La aparente ausencia de violencia, sus muchos años avanzando como de tapadillo y unos medios entregados desde el minuto uno, cuando no directamente comprados, han servido al independentismo catalán para labrarse un prestigio increíble no sólo entre la izquierda en la propia Cataluña, y entre determinados sectores de las provincias a las que quiere extender su imperi, sino incluso entre buena parte del progresismo en el resto de España.
Lo cierto es que casi todos hemos sido víctimas en mayor o menor medida de la que podría ser nombrada la mejor campaña publicitaria a largo plazo de la historia: esa que nos decía lo moderna y maravillosa que es Cataluña, lo distinta que es del resto de España, lo graciosos y cultos que son sus cómicos, lo estupendos que son sus periodistas, lo listos que son sus votantes… Y así con casi todo.
Era difícil resistirse… al menos hasta que constatamos fehacientemente que el Oasis era la charca en la que marraneaba la familia Pujol prácticamente al completo, que el hecho diferencial sólo es un cuento para niños basado en cuatro tradiciones menores, que ya no quedan cómicos como Eugenio y que los periodistas, si exceptuamos algunos como Pablo Planas y sus maravillosas crónicas del procés, son como mínimo bastante mejorables.
Sin embargo, pese a la caída del castillo de naipes propagandístico, los hay que siguen inasequibles al desaliento y cada día son más furiosamente partidarios de esa Cataluña ficticia, sí, pero sobre todo republicana e independiente. Son lo que podríamos llamar el tonto –y la tonta, que de todo hay– útil español e independentista, en la mayor parte de los casos fascinantes ejemplos de un extraño síndrome de Estocolmo que les lleva a admirar a aquellos que, más en la superficie que en el fondo, en realidad les desprecian.
El tonto útil español e independentista cree que la Cataluña independiente le va a ayudar a librarse de esa España a la que odia por no ser lo suficientemente roja, por ser demasiado española y, sobre todo, porque ser un país tan paleto como para no haber reconocido su inmenso talento como actor, pensador, escritor, político o lo que cada uno sea, razón última de la mayor parte de ese rencor.

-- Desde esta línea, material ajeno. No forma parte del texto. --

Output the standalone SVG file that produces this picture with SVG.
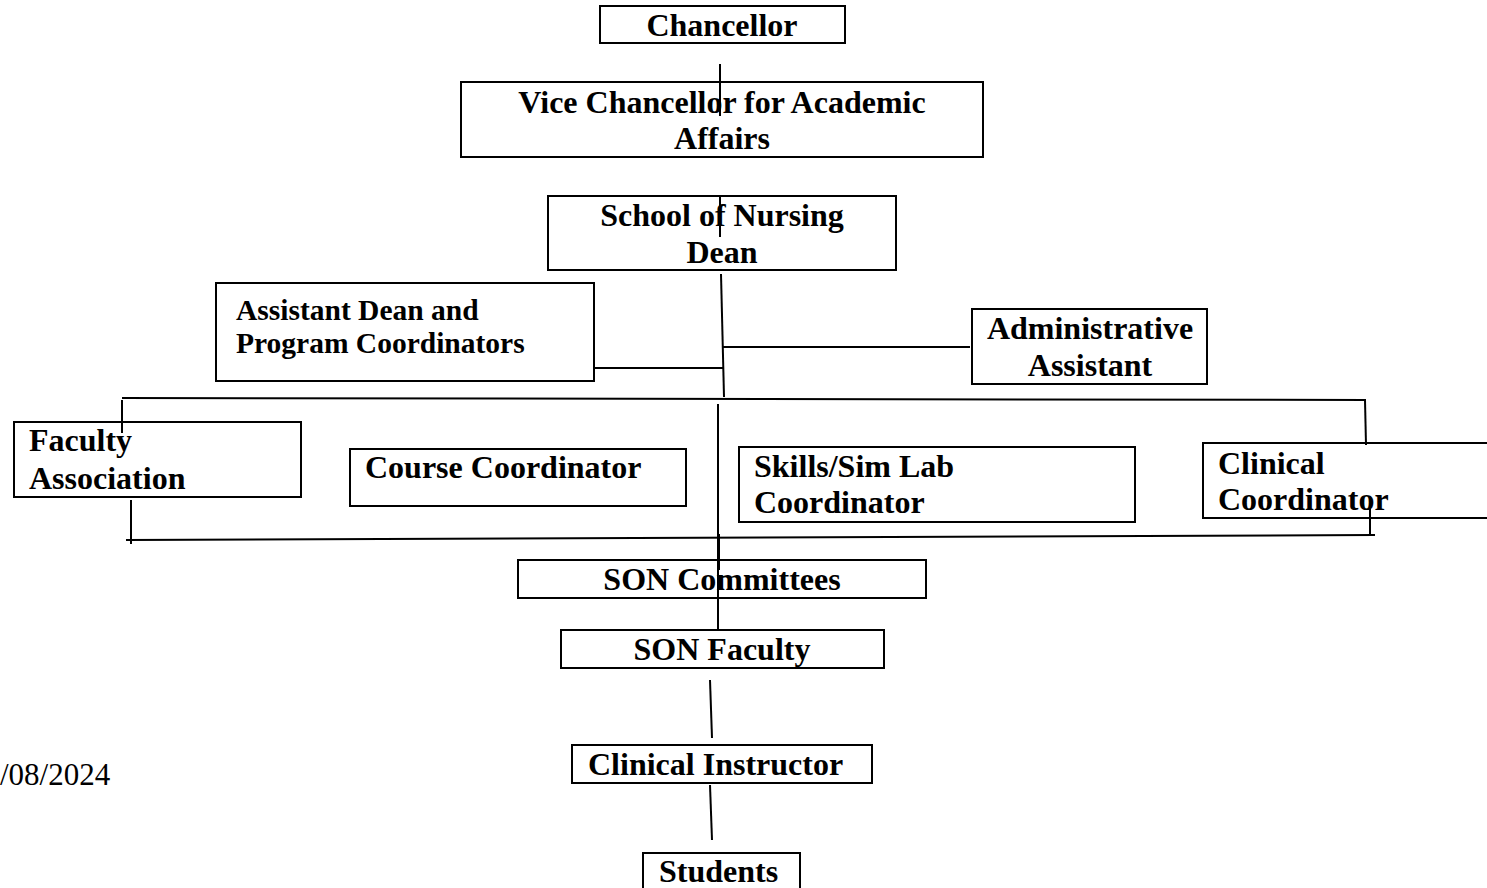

Por suerte para ellos, lo más probable es que nunca llegue el día en el que tengan que descubrir que sus amigos independentistas sólo se servían de ellos como de mascotas, graciosas curiosidades de feria a las que, si alguna vez se llegase a la independencia, abandonarían en la cuneta ante la constatación de que seguirían siendo tontos y seguirían siendo españoles, pero habrían dejado de ser útiles.